*Material provided:*
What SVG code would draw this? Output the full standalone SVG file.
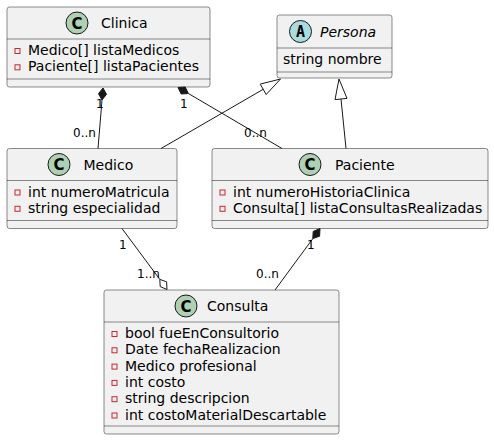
<svg xmlns="http://www.w3.org/2000/svg" width="494" height="440" viewBox="0 0 494 440">
<style>
.box{fill:#F1F1F1;stroke:#181818;stroke-width:0.5}
.sep{stroke:#181818;stroke-width:0.5}
.cc{fill:#ADD1B2;stroke:#181818;stroke-width:1}
.ca{fill:#A9DCDF;stroke:#181818;stroke-width:1}
.ltr{font-family:"DejaVu Sans",sans-serif;font-size:15px;font-weight:bold;fill:#000;text-anchor:middle}
.ltra{font-family:"DejaVu Sans Mono",monospace;font-size:15px;font-weight:bold;fill:#000;text-anchor:middle}
.name{font-family:"DejaVu Sans",sans-serif;font-size:14px;fill:#000}
.attr{font-family:"DejaVu Sans",sans-serif;font-size:14px;fill:#000}
.priv{fill:none;stroke:#C82930;stroke-width:1}
.ln{stroke:#181818;stroke-width:1;fill:none}
.lbl{font-family:"DejaVu Sans",sans-serif;font-size:12px;fill:#000}
</style>
<g id="Clinica">
<rect class="box" x="7" y="7" width="203" height="80" rx="2.5"/>
<circle class="cc" cx="77" cy="23" r="11"/>
<text class="ltr" x="77" y="28.5">C</text>
<text class="name" x="101" y="28">Clinica</text>
<line class="sep" x1="7" y1="39" x2="210" y2="39"/>
<rect class="priv" x="15" y="48.5" width="5" height="5"/>
<text class="attr" x="28" y="55">Medico[] listaMedicos</text>
<rect class="priv" x="15" y="64.8" width="5" height="5"/>
<text class="attr" x="28" y="71.3">Paciente[] listaPacientes</text>
<line class="sep" x1="7" y1="79" x2="210" y2="79"/>
</g>
<g id="Persona">
<rect class="box" x="277" y="15" width="115" height="63" rx="2.5"/>
<circle class="ca" cx="300.5" cy="31.5" r="11"/>
<text class="ltra" x="300.5" y="37">A</text>
<text class="name" x="320" y="36.5" font-style="italic">Persona</text>
<line class="sep" x1="277" y1="48" x2="392" y2="48"/>
<text class="attr" x="283" y="64">string nombre</text>
<line class="sep" x1="277" y1="72" x2="392" y2="72"/>
</g>
<g id="Medico">
<rect class="box" x="7" y="148.5" width="170" height="80" rx="2.5"/>
<circle class="cc" cx="59" cy="164.5" r="11"/>
<text class="ltr" x="59" y="170">C</text>
<text class="name" x="83.5" y="169.5">Medico</text>
<line class="sep" x1="7" y1="180.5" x2="177" y2="180.5"/>
<rect class="priv" x="15" y="190" width="5" height="5"/>
<text class="attr" x="28" y="196.5">int numeroMatricula</text>
<rect class="priv" x="15" y="206.3" width="5" height="5"/>
<text class="attr" x="28" y="212.8">string especialidad</text>
<line class="sep" x1="7" y1="220.5" x2="177" y2="220.5"/>
</g>
<g id="Paciente">
<rect class="box" x="212" y="148.5" width="276" height="80" rx="2.5"/>
<circle class="cc" cx="310" cy="164.5" r="11"/>
<text class="ltr" x="310" y="170">C</text>
<text class="name" x="335" y="169.5">Paciente</text>
<line class="sep" x1="212" y1="180.5" x2="488" y2="180.5"/>
<rect class="priv" x="220" y="190" width="5" height="5"/>
<text class="attr" x="233" y="196.5">int numeroHistoriaClinica</text>
<rect class="priv" x="220" y="206.3" width="5" height="5"/>
<text class="attr" x="233" y="212.8">Consulta[] listaConsultasRealizadas</text>
<line class="sep" x1="212" y1="220.5" x2="488" y2="220.5"/>
</g>
<g id="Consulta">
<rect class="box" x="104" y="290" width="235" height="144" rx="2.5"/>
<circle class="cc" cx="186" cy="306" r="11"/>
<text class="ltr" x="186" y="311.5">C</text>
<text class="name" x="207" y="311">Consulta</text>
<line class="sep" x1="104" y1="322" x2="339" y2="322"/>
<rect class="priv" x="112" y="331.5" width="5" height="5"/>
<text class="attr" x="125" y="338">bool fueEnConsultorio</text>
<rect class="priv" x="112" y="347.8" width="5" height="5"/>
<text class="attr" x="125" y="354.3">Date fechaRealizacion</text>
<rect class="priv" x="112" y="364.1" width="5" height="5"/>
<text class="attr" x="125" y="370.6">Medico profesional</text>
<rect class="priv" x="112" y="380.4" width="5" height="5"/>
<text class="attr" x="125" y="386.9">int costo</text>
<rect class="priv" x="112" y="396.7" width="5" height="5"/>
<text class="attr" x="125" y="403.2">string descripcion</text>
<rect class="priv" x="112" y="413" width="5" height="5"/>
<text class="attr" x="125" y="419.5">int costoMaterialDescartable</text>
<line class="sep" x1="104" y1="426" x2="339" y2="426"/>
</g>
<g id="connectors">
<line class="ln" x1="102" y1="100" x2="98" y2="148.5"/>
<polygon points="103,88 106.5,94.3 102,100 98.5,93.7" fill="#181818" stroke="#181818"/>
<text class="lbl" x="96" y="108">1</text>
<text class="lbl" x="73" y="137">0..n</text>
<line class="ln" x1="188.4" y1="93.5" x2="282" y2="148.5"/>
<polygon points="178,87.5 185.2,87 188.4,93.5 181.2,94" fill="#181818" stroke="#181818"/>
<text class="lbl" x="180" y="108">1</text>
<text class="lbl" x="244" y="137">0..n</text>
<line class="ln" x1="263.2" y1="89.3" x2="161" y2="148.5"/>
<polygon points="280.5,79 266.2,94.5 260.2,84.1" fill="none" stroke="#181818"/>
<line class="ln" x1="341" y1="99" x2="346" y2="148.5"/>
<polygon points="339,79 347,98.4 335,99.6" fill="none" stroke="#181818"/>
<line class="ln" x1="122" y1="228.5" x2="159.8" y2="279.4"/>
<polygon points="167,289.5 166.6,281.8 159.8,279.4 160.2,286.6" fill="#FFFFFF" stroke="#181818"/>
<text class="lbl" x="119" y="249">1</text>
<text class="lbl" x="137" y="278">1..n</text>
<line class="ln" x1="312.8" y1="238.6" x2="275" y2="290"/>
<polygon points="320,228.5 319.6,236.2 312.8,238.6 313.2,231.4" fill="#181818" stroke="#181818"/>
<text class="lbl" x="307" y="249">1</text>
<text class="lbl" x="256" y="278">0..n</text>
</g>
</svg>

*Goal:*
Without the pictures, print the whole listing exactly as given.

*The answer:*
What SVG code would draw this? Output the full standalone SVG file.
<svg xmlns="http://www.w3.org/2000/svg" width="494" height="440" viewBox="0 0 494 440">
<style>
.box{fill:#F1F1F1;stroke:#181818;stroke-width:0.5}
.sep{stroke:#181818;stroke-width:0.5}
.cc{fill:#ADD1B2;stroke:#181818;stroke-width:1}
.ca{fill:#A9DCDF;stroke:#181818;stroke-width:1}
.ltr{font-family:"DejaVu Sans",sans-serif;font-size:15px;font-weight:bold;fill:#000;text-anchor:middle}
.ltra{font-family:"DejaVu Sans Mono",monospace;font-size:15px;font-weight:bold;fill:#000;text-anchor:middle}
.name{font-family:"DejaVu Sans",sans-serif;font-size:14px;fill:#000}
.attr{font-family:"DejaVu Sans",sans-serif;font-size:14px;fill:#000}
.priv{fill:none;stroke:#C82930;stroke-width:1}
.ln{stroke:#181818;stroke-width:1;fill:none}
.lbl{font-family:"DejaVu Sans",sans-serif;font-size:12px;fill:#000}
</style>
<g id="Clinica">
<rect class="box" x="7" y="7" width="203" height="80" rx="2.5"/>
<circle class="cc" cx="77" cy="23" r="11"/>
<text class="ltr" x="77" y="28.5">C</text>
<text class="name" x="101" y="28">Clinica</text>
<line class="sep" x1="7" y1="39" x2="210" y2="39"/>
<rect class="priv" x="15" y="48.5" width="5" height="5"/>
<text class="attr" x="28" y="55">Medico[] listaMedicos</text>
<rect class="priv" x="15" y="64.8" width="5" height="5"/>
<text class="attr" x="28" y="71.3">Paciente[] listaPacientes</text>
<line class="sep" x1="7" y1="79" x2="210" y2="79"/>
</g>
<g id="Persona">
<rect class="box" x="277" y="15" width="115" height="63" rx="2.5"/>
<circle class="ca" cx="300.5" cy="31.5" r="11"/>
<text class="ltra" x="300.5" y="37">A</text>
<text class="name" x="320" y="36.5" font-style="italic">Persona</text>
<line class="sep" x1="277" y1="48" x2="392" y2="48"/>
<text class="attr" x="283" y="64">string nombre</text>
<line class="sep" x1="277" y1="72" x2="392" y2="72"/>
</g>
<g id="Medico">
<rect class="box" x="7" y="148.5" width="170" height="80" rx="2.5"/>
<circle class="cc" cx="59" cy="164.5" r="11"/>
<text class="ltr" x="59" y="170">C</text>
<text class="name" x="83.5" y="169.5">Medico</text>
<line class="sep" x1="7" y1="180.5" x2="177" y2="180.5"/>
<rect class="priv" x="15" y="190" width="5" height="5"/>
<text class="attr" x="28" y="196.5">int numeroMatricula</text>
<rect class="priv" x="15" y="206.3" width="5" height="5"/>
<text class="attr" x="28" y="212.8">string especialidad</text>
<line class="sep" x1="7" y1="220.5" x2="177" y2="220.5"/>
</g>
<g id="Paciente">
<rect class="box" x="212" y="148.5" width="276" height="80" rx="2.5"/>
<circle class="cc" cx="310" cy="164.5" r="11"/>
<text class="ltr" x="310" y="170">C</text>
<text class="name" x="335" y="169.5">Paciente</text>
<line class="sep" x1="212" y1="180.5" x2="488" y2="180.5"/>
<rect class="priv" x="220" y="190" width="5" height="5"/>
<text class="attr" x="233" y="196.5">int numeroHistoriaClinica</text>
<rect class="priv" x="220" y="206.3" width="5" height="5"/>
<text class="attr" x="233" y="212.8">Consulta[] listaConsultasRealizadas</text>
<line class="sep" x1="212" y1="220.5" x2="488" y2="220.5"/>
</g>
<g id="Consulta">
<rect class="box" x="104" y="290" width="235" height="144" rx="2.5"/>
<circle class="cc" cx="186" cy="306" r="11"/>
<text class="ltr" x="186" y="311.5">C</text>
<text class="name" x="207" y="311">Consulta</text>
<line class="sep" x1="104" y1="322" x2="339" y2="322"/>
<rect class="priv" x="112" y="331.5" width="5" height="5"/>
<text class="attr" x="125" y="338">bool fueEnConsultorio</text>
<rect class="priv" x="112" y="347.8" width="5" height="5"/>
<text class="attr" x="125" y="354.3">Date fechaRealizacion</text>
<rect class="priv" x="112" y="364.1" width="5" height="5"/>
<text class="attr" x="125" y="370.6">Medico profesional</text>
<rect class="priv" x="112" y="380.4" width="5" height="5"/>
<text class="attr" x="125" y="386.9">int costo</text>
<rect class="priv" x="112" y="396.7" width="5" height="5"/>
<text class="attr" x="125" y="403.2">string descripcion</text>
<rect class="priv" x="112" y="413" width="5" height="5"/>
<text class="attr" x="125" y="419.5">int costoMaterialDescartable</text>
<line class="sep" x1="104" y1="426" x2="339" y2="426"/>
</g>
<g id="connectors">
<line class="ln" x1="102" y1="100" x2="98" y2="148.5"/>
<polygon points="103,88 106.5,94.3 102,100 98.5,93.7" fill="#181818" stroke="#181818"/>
<text class="lbl" x="96" y="108">1</text>
<text class="lbl" x="73" y="137">0..n</text>
<line class="ln" x1="188.4" y1="93.5" x2="282" y2="148.5"/>
<polygon points="178,87.5 185.2,87 188.4,93.5 181.2,94" fill="#181818" stroke="#181818"/>
<text class="lbl" x="180" y="108">1</text>
<text class="lbl" x="244" y="137">0..n</text>
<line class="ln" x1="263.2" y1="89.3" x2="161" y2="148.5"/>
<polygon points="280.5,79 266.2,94.5 260.2,84.1" fill="none" stroke="#181818"/>
<line class="ln" x1="341" y1="99" x2="346" y2="148.5"/>
<polygon points="339,79 347,98.4 335,99.6" fill="none" stroke="#181818"/>
<line class="ln" x1="122" y1="228.5" x2="159.8" y2="279.4"/>
<polygon points="167,289.5 166.6,281.8 159.8,279.4 160.2,286.6" fill="#FFFFFF" stroke="#181818"/>
<text class="lbl" x="119" y="249">1</text>
<text class="lbl" x="137" y="278">1..n</text>
<line class="ln" x1="312.8" y1="238.6" x2="275" y2="290"/>
<polygon points="320,228.5 319.6,236.2 312.8,238.6 313.2,231.4" fill="#181818" stroke="#181818"/>
<text class="lbl" x="307" y="249">1</text>
<text class="lbl" x="256" y="278">0..n</text>
</g>
</svg>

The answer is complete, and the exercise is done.